Opinion: Two life sentences

POSTED: 11/16/12 6:29 PM

The main players in the Vesuvius-trial may have thought that the life sentence the public prosecutor’s office demanded against them would come to nought because the appeals court overturned the life sentences of Regatta-killers Sherwin Roberts and Curtley Allison Richards in September based on the argument that a life sentence does not offer convicts any perspective.

Judge  Rick Smid had a surprise in store for gang leader Omar Jones and his hit man Carlos Richardson: he followed the prosecution’s demand. And what’s more: he served a bunch of arguments showing that it is very well possible to sentence someone to life and still offer a perspective for release at a point in the distant future.

The doubt whether life sentences will be upheld arose after the appeals court overturned the Richards and Roberts sentences. There were strong indications that the parliament’s decision to take article 28 out of the new criminal code had contributed to the court’s perception that life in prison in St. Maarten meant that convicts would be locked up and the keys would be thrown away.

But Judge Smid made clear in his ruling that convicts with a life sentence have realistic options to be free again one day and that therefore such a sentence does not violate the European Human Rights Treaty.

It is an interesting discourse that will no doubt get a follow up next year when the appeal court reviews the verdicts. The makeup of the appeals court will almost certainly be different from the one that overturned the Roberts and Richards rulings and the judges will have to consider the arguments Judge Smid put forth in his ruling.

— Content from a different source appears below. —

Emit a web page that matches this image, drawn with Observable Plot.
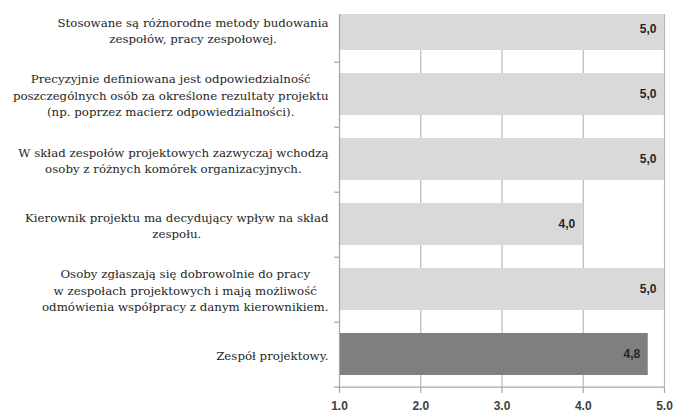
<!DOCTYPE html>
<html>
<head>
<meta charset="utf-8">
<script src="https://cdn.jsdelivr.net/npm/d3@7"></script>
<script src="https://cdn.jsdelivr.net/npm/@observablehq/plot@0.6"></script>
<style>
  body { margin: 0; background: #fff; }
</style>
</head>
<body>
<div id="chart"></div>
<script>
// Survey statements (top to bottom) and their mean scores on a 1–5 scale
const categories = [
  "Stosowane są różnorodne metody budowania\nzespołów, pracy zespołowej.",
  "Precyzyjnie definiowana jest odpowiedzialność\nposzczególnych osób za określone rezultaty projektu\n(np. poprzez macierz odpowiedzialności).",
  "W skład zespołów projektowych zazwyczaj wchodzą\nosoby z różnych komórek organizacyjnych.",
  "Kierownik projektu ma decydujący wpływ na skład\nzespołu.",
  "Osoby zgłaszają się dobrowolnie do pracy\nw zespołach projektowych i mają możliwość\nodmówienia współpracy z danym kierownikiem.",
  "Zespół projektowy."
];
const values = [5.0, 5.0, 5.0, 4.0, 5.0, 4.8];
const summaryCategory = "Zespół projektowy.";
const xTicks = [1, 2, 3, 4, 5];

const W = 675, H = 415;
const marginLeft = 339, marginRight = 11, marginTop = 14, marginBottom = 27;
const yRange = [-4.3, H - marginBottom];
const step = (yRange[1] - yRange[0]) / categories.length;

const light = "#d9d9d9", dark = "#7f7f7f", gridColor = "#b8b8b8", axisColor = "#a6a6a6";
const labelFamily = "DejaVu Serif", labelSize = 11.8;

// Category labels: lines centred on each block, blocks right-aligned to the axis,
// shrunk if the widest line would not fit left of the axis
const ctx = document.createElement("canvas").getContext("2d");
ctx.font = `${labelSize}px '${labelFamily}'`;
const pxPerUnit = (W - marginLeft - marginRight) / (xTicks[xTicks.length - 1] - xTicks[0]);
const labelRight = 328;
const widths = categories.map(c => d3.max(c.split("\n"), l => ctx.measureText(l).width));
const labelScale = Math.min(1, (labelRight - 2) / d3.max(widths));
const fontSize = labelSize * labelScale;
const rows = categories.map((c, i) => ({
  category: c,
  value: values[i],
  labelX: xTicks[0] - (marginLeft - labelRight + widths[i] * labelScale / 2) / pxPerUnit
}));
const fmt = v => v.toFixed(1).replace(".", ",");
const tickLen = 5 / pxPerUnit;

const chart = Plot.plot({
  width: W,
  height: H,
  marginLeft, marginRight, marginTop, marginBottom,
  style: {background: "#fff", overflow: "visible"},
  x: {domain: [xTicks[0], xTicks[xTicks.length - 1]]},
  y: {domain: categories, range: yRange, paddingInner: 0.35, paddingOuter: 0.175, axis: null},
  marks: [
    Plot.ruleX(xTicks.slice(1), {stroke: gridColor, strokeWidth: 1.2}),
    Plot.barX(rows, {
      x1: xTicks[0], x2: "value", y: "category",
      fill: d => d.category === summaryCategory ? dark : light,
      clip: true
    }),
    Plot.ruleX([xTicks[0]], {stroke: axisColor, strokeWidth: 1.2}),
    Plot.ruleY(categories, {x1: xTicks[0] - tickLen, x2: xTicks[0], dy: step / 2, stroke: axisColor, strokeWidth: 1.2}),
    Plot.ruleY([categories[categories.length - 1]], {x1: xTicks[0], x2: xTicks[xTicks.length - 1], dy: step / 2, stroke: axisColor, strokeWidth: 1.2}),
    Plot.axisX({ticks: xTicks, tickSize: 5, text: null, stroke: axisColor, strokeWidth: 1.2}),
    Plot.axisX({
      ticks: xTicks, tickSize: 0, tickPadding: 13, tickFormat: d => d.toFixed(1),
      fontFamily: "Liberation Sans", fontWeight: "bold", fontSize: 12, fill: "#404040"
    }),
    Plot.text(rows, {
      x: "value", y: "category", text: d => fmt(d.value),
      textAnchor: "end", dx: -8,
      fontFamily: "Liberation Sans", fontWeight: "bold", fontSize: 12, fill: "#262626"
    }),
    Plot.text(rows, {
      x: "labelX", y: "category", text: "category",
      textAnchor: "middle", lineHeight: 16.5 / fontSize,
      fontFamily: labelFamily, fontSize, fill: "#262626"
    })
  ]
});
document.getElementById("chart").appendChild(chart);
</script>
</body>
</html>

Among his arguments are several examples of lifers who were released from prison. In 1954 a man named Sophia whose sentence went beyond life because he had been sentenced to death, was released after spending 25 years behind bars. In 1994 another lifer was pardoned in the former Netherlands Antilles because of health reasons.

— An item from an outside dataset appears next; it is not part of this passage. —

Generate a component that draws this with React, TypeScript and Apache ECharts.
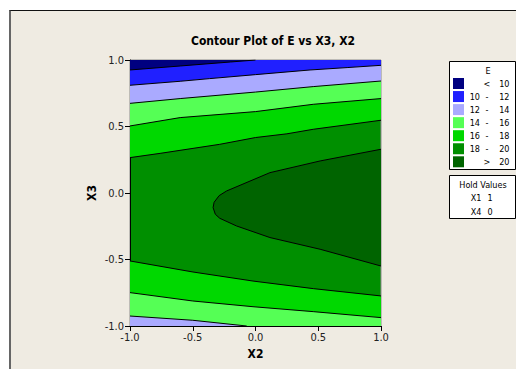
import React, { useEffect, useRef } from "react";
import * as echarts from "echarts";

// ---- data ----
const X_MIN = -1, X_MAX = 1, Y_MIN = -1, Y_MAX = 1;
const TICK_STEP = 0.5;

const legendColors = ["#000080", "#2020FF", "#AAAAFF", "#55FF55", "#00D800", "#008F00", "#006400"];
const legendFrom = ["", "10", "12", "14", "16", "18", ""];
const legendSep = ["<", "-", "-", "-", "-", "-", ">"];
const legendTo = ["10", "12", "14", "16", "18", "20", "20"];
const holdNames = ["X1", "X4"];
const holdValues = ["1", "0"];

// contour lines (X2, X3)
const line10 = [[-1, 0.925], [-0.6, 0.955], [-0.2, 0.985], [0, 1.0]];
const line12 = [[-1, 0.81], [-0.6, 0.84], [-0.365, 0.86], [0, 0.89], [0.435, 0.925], [0.73, 0.943], [1, 0.96]];
const line14 = [[-1, 0.674], [-0.6, 0.71], [0, 0.759], [0.46, 0.8], [1, 0.842]];
const line16 = [[-1, 0.504], [-0.6, 0.567], [0, 0.612], [0.46, 0.667], [1, 0.71]];
const line18Top = [[-1, 0.266], [-0.76, 0.298], [-0.285, 0.366], [0, 0.417], [0.25, 0.445], [0.46, 0.479], [1, 0.547]];
const line20 = [[1, 0.329], [0.515, 0.241], [0.115, 0.153], [-0.231, 0.015], [-0.29, -0.02], [-0.33, -0.07], [-0.338, -0.11], [-0.32, -0.16], [-0.285, -0.19], [-0.151, -0.248], [0.115, -0.335], [0.515, -0.423], [1, -0.549]];
const line18Bot = [[-1, -0.511], [-0.498, -0.594], [-0.02, -0.662], [0.461, -0.719], [1, -0.774]];
const line16Bot = [[-1, -0.749], [-0.5, -0.812], [-0.02, -0.855], [0.46, -0.892], [1, -0.937]];
const line14Bot = [[-1, -0.925], [-0.5, -0.957], [-0.07, -1.0]];

const FONT = '"DejaVu Sans Condensed", "DejaVu Sans", Tahoma, sans-serif';

function above(line: number[][]) {
  const last = line[line.length - 1];
  return [...line, [last[0], Y_MAX], [X_MAX, Y_MAX], [X_MIN, Y_MAX]].filter((p, i, a) => p[0] <= last[0] || i === a.length - 1 || p[1] === Y_MAX);
}
function aboveRegion(line: number[][]) {
  const last = line[line.length - 1];
  const pts = [...line];
  if (last[1] !== Y_MAX) pts.push([last[0], Y_MAX]);
  pts.push([X_MIN, Y_MAX]);
  return pts;
}
function belowRegion(line: number[][]) {
  const last = line[line.length - 1];
  const pts = [...line];
  if (last[1] !== Y_MIN) pts.push([last[0], Y_MIN]);
  pts.push([X_MIN, Y_MIN]);
  return pts;
}

const regions = [
  { pts: aboveRegion(line18Top), color: legendColors[4] },
  { pts: aboveRegion(line16), color: legendColors[3] },
  { pts: aboveRegion(line14), color: legendColors[2] },
  { pts: aboveRegion(line12), color: legendColors[1] },
  { pts: aboveRegion(line10), color: legendColors[0] },
  { pts: belowRegion(line18Bot), color: legendColors[4] },
  { pts: belowRegion(line16Bot), color: legendColors[3] },
  { pts: belowRegion(line14Bot), color: legendColors[2] },
  { pts: line20, color: legendColors[6] },
];
const contourLines = [line10, line12, line14, line16, line18Top, line20, line18Bot, line16Bot, line14Bot];

export default function App() {
  const ref = useRef<HTMLDivElement>(null);
  useEffect(() => {
    if (!ref.current) return;
    const chart = echarts.init(ref.current, undefined, { renderer: "svg" });

    const graphics: any[] = [];
    // legend box
    graphics.push({ type: "rect", shape: { x: 449.5, y: 61.5, width: 66, height: 108 }, style: { fill: "#fff", stroke: "#000", lineWidth: 1 } });
    graphics.push({ type: "text", x: 488, y: 71, style: { text: "E", font: `9px ${FONT}`, fill: "#000", align: "center", verticalAlign: "middle" } });
    legendColors.forEach((c, i) => {
      const cy = 83.5 + i * 13.05;
      graphics.push({ type: "rect", shape: { x: 453, y: cy - 5.5, width: 11, height: 11 }, style: { fill: c } });
      if (legendFrom[i]) graphics.push({ type: "text", x: 480, y: cy, style: { text: legendFrom[i], font: `9px ${FONT}`, fill: "#000", align: "right", verticalAlign: "middle" } });
      graphics.push({ type: "text", x: 487, y: cy, style: { text: legendSep[i], font: `9px ${FONT}`, fill: "#000", align: "center", verticalAlign: "middle" } });
      graphics.push({ type: "text", x: 509.5, y: cy, style: { text: legendTo[i], font: `9px ${FONT}`, fill: "#000", align: "right", verticalAlign: "middle" } });
    });
    // hold values box
    graphics.push({ type: "rect", shape: { x: 449.5, y: 175.5, width: 66, height: 43 }, style: { fill: "#fff", stroke: "#000", lineWidth: 1 } });
    graphics.push({ type: "text", x: 483, y: 185, style: { text: "Hold Values", font: `9px ${FONT}`, fill: "#000", align: "center", verticalAlign: "middle" } });
    holdNames.forEach((n, i) => {
      const cy = 197.5 + i * 14.5;
      graphics.push({ type: "text", x: 476, y: cy, style: { text: n, font: `9px ${FONT}`, fill: "#000", align: "center", verticalAlign: "middle" } });
      graphics.push({ type: "text", x: 490, y: cy, style: { text: holdValues[i], font: `9px ${FONT}`, fill: "#000", align: "center", verticalAlign: "middle" } });
    });

    const axisCommon = {
      type: "value" as const,
      interval: TICK_STEP,
      axisLine: { show: true, onZero: false, lineStyle: { color: "#000", width: 1 } },
      axisTick: { show: true, length: 5, lineStyle: { color: "#000" } },
      axisLabel: { color: "#222", fontSize: 11, fontFamily: FONT, margin: 6, formatter: (v: number) => v.toFixed(1) },
      splitLine: { show: false },
      nameLocation: "middle" as const,
      nameTextStyle: { color: "#000", fontSize: 12, fontWeight: "bold" as const, fontFamily: FONT },
    };

    chart.setOption({
      animation: false,
      backgroundColor: "transparent",
      title: {
        text: "Contour Plot of E vs X3, X2",
        left: 268,
        top: 30,
        textAlign: "center",
        textStyle: { fontSize: 12, fontWeight: "bold", color: "#000", fontFamily: FONT },
      },
      grid: {
        left: 130,
        top: 60,
        width: 251,
        height: 266,
        show: true,
        backgroundColor: legendColors[5],
        borderColor: "#8a8a8a",
        borderWidth: 1,
      },
      xAxis: { ...axisCommon, min: X_MIN, max: X_MAX, name: "X2", nameGap: 21 },
      yAxis: { ...axisCommon, min: Y_MIN, max: Y_MAX, name: "X3", nameGap: 32 },
      graphic: graphics,
      series: [
        {
          type: "custom",
          coordinateSystem: "cartesian2d",
          z: 2,
          clip: true,
          data: regions.map(() => [0, 0]),
          renderItem: (params: any, api: any) => {
            const r = regions[params.dataIndex];
            return {
              type: "polygon",
              z2: params.dataIndex,
              shape: { points: r.pts.map((p) => api.coord(p)) },
              style: { fill: r.color, stroke: "none" },
            };
          },
        },
        ...contourLines.map((ln) => ({
          type: "line",
          z: 3,
          data: ln,
          showSymbol: false,
          symbol: "none",
          lineStyle: { color: "#000", width: 1 },
          silent: true,
        })),
      ],
    });
    return () => chart.dispose();
  }, []);

  return (
    <div style={{ position: "absolute", left: 0, top: 0, width: 516, height: 369, background: "#fff" }}>
      <div
        style={{
          position: "absolute",
          left: 9,
          top: 10,
          width: 507,
          height: 359,
          background: "#EFEBE2",
          borderTop: "1px solid #111",
          borderLeft: "2px solid #666",
          boxSizing: "border-box",
        }}
      />
      <div ref={ref} style={{ position: "absolute", left: 0, top: 0, width: 516, height: 369 }} />
    </div>
  );
}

Smid also notes in his ruling that St. Maarten does not have a history of life sentences. Never before was a life sentence imposed (and the two that were, were overturned on appeal). It is therefore impossible to say that the system of pardons is effective or not – it simply has never been tested.

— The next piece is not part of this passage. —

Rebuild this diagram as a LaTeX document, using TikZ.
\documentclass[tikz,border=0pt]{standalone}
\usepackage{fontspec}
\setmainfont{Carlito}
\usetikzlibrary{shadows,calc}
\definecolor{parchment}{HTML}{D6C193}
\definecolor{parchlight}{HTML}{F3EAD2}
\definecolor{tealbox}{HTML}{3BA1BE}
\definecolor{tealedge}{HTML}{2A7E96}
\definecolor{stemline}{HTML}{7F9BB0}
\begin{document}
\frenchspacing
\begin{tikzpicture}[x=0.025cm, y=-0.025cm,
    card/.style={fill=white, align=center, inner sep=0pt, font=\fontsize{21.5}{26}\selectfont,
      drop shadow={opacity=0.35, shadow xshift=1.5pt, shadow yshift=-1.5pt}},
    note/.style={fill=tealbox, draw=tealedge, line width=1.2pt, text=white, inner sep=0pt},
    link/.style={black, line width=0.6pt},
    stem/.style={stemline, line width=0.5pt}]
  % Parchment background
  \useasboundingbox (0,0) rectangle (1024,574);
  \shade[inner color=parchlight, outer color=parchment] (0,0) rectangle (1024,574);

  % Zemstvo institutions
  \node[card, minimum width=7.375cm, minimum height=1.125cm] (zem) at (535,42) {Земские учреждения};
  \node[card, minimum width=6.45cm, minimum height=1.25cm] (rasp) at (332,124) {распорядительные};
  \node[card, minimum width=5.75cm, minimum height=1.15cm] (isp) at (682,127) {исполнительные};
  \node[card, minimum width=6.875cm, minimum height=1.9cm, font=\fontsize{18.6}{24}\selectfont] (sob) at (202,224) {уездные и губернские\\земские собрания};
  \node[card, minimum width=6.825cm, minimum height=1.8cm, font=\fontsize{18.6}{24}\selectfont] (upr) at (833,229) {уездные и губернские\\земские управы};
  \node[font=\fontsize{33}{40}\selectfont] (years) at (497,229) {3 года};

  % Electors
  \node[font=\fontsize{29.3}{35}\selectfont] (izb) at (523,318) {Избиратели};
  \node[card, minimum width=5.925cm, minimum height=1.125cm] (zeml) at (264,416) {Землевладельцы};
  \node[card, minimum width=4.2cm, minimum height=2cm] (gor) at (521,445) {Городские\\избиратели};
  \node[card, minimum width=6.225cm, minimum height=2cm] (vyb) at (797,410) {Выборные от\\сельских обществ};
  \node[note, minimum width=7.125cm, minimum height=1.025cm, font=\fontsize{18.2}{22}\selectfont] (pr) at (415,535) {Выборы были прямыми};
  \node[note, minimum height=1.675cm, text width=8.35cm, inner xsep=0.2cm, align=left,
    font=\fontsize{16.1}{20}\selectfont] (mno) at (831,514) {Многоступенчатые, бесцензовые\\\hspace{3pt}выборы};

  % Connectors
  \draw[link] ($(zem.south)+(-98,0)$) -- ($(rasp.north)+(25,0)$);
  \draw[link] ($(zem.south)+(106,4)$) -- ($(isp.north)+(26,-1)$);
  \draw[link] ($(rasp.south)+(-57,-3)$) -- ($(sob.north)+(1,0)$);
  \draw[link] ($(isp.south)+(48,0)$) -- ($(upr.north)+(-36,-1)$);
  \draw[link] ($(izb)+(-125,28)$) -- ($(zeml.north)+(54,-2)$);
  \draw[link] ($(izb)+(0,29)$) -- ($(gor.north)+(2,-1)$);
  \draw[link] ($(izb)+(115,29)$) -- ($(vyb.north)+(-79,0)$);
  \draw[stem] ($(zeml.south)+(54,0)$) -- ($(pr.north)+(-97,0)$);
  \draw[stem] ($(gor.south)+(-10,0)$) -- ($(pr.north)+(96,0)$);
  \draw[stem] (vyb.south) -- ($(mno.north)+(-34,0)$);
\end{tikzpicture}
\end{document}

For the next couple of months, Jones and Richardson will have to live with the idea that their life has basically ended with the verdict. If the appeals court overrules the sentences at all – and that chance is obviously always there – the best they may expect is a 30-year prison sentence instead. For Jones, who is 35, this means that he could get a look at early release by the time he is 55 – with no guarantees – and for the five year younger Richardson that moment arrives when he is 50.